Know What To Do When Good Debt Goes Bad
Published on Wed Oct 01, 2003
Let's face it: Bad things happen to good people, and in some cases that bad thing is outstanding debt. And if your billing office doesn't handle bad debt correctly, it could cause serious accounting and public relations problems, not to mention legal headaches.
All medical practices should have a bad debt policy laid out in their financial policies and procedures, urges attorney Wayne J. Miller, Esq. with the Compliance Law Group, a health care law firm in Woodland Hills, Cal. "This is important because it sets the financial, reimbursement and business parameters by which the practice may properly 'write off' or waive all or a portion of an account," he explains. Your practice's policy should address each of the following issues:
Criteria for "bad" debt. Make sure your policy clearly states the reasons and circumstances under which you would consider a debt to be "bad," Miller instructs. Remember, Medicare and other payers generally do not allow providers to routinely write off debt, so you must have good reason to do so. Justifiable reasons for a write-off include uncollectible accounts and charity care cases. On the other hand, payers frown upon practices that routinely waive patient copays and deductibles. "This practice could result in reimbursement challenges and even fraud and abuse claims," he warns.
Collection efforts. Your policy also should outline the exact steps your practice will take to collect a debt before it's written off as uncollectible, Miller continues. Decide how many invoices you'll send, how many calls you'll make, when and if you'll send the account to a collections agency, etc. This is a practice-specific determination, but consultant Marvel Hammer, RN, CPC, CHCO, president of MJH Consulting in Denver, Col., suggests sending three written invoices and then following up with three phone calls.
Charity care provisions. Sometimes a debt goes bad because the patient has met the requirements for financial hardship and is legitimately unable to pay. Thus, your policy "should outline as clearly as possible when the practice may extend 'charity care' to patients who have demonstrated financial inability to pay their share of the bill," Miller notes. (See sample policy on providing charity care.)
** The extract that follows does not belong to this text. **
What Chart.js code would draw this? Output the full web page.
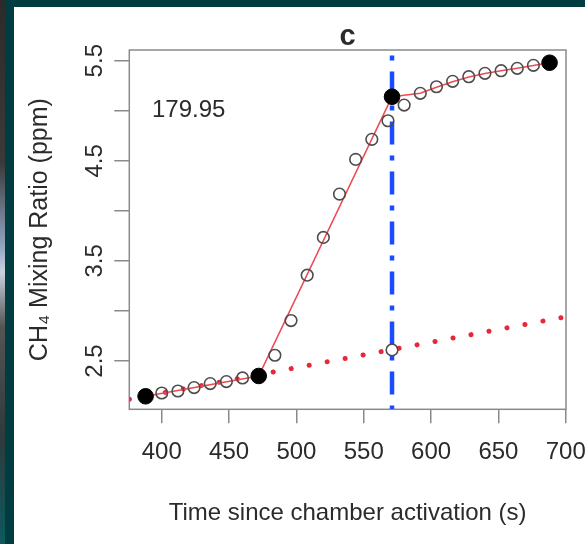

Once you determine a debt is bad and send it to collections, don't forget to indicate that activity with a code on your books, Hammer reminds billers. After all, there's no sense in having a non-collectible account have a negative effect on your accounts receivable, she notes.
Also, when you send an account to a collections agency, tack on an extra charge for the patient, Hammer counsels. The agency is going to charge you a percentage, so by adding this charge onto the patient's account, you'll still receive the full payment, she explains. Of course, you must clearly state this rule in the financial policies you provide to patients at their first visit.
Tip: Take a close look at your bad debt from time to time as a learning tool, Marvel advises. "Looking at the size of bad debt can give an indication of where you might have a breakdown in the billing process," she explains. For example, if the debts all are fairly small in amount, it could be an indication that your practice isn't collecting patient copays.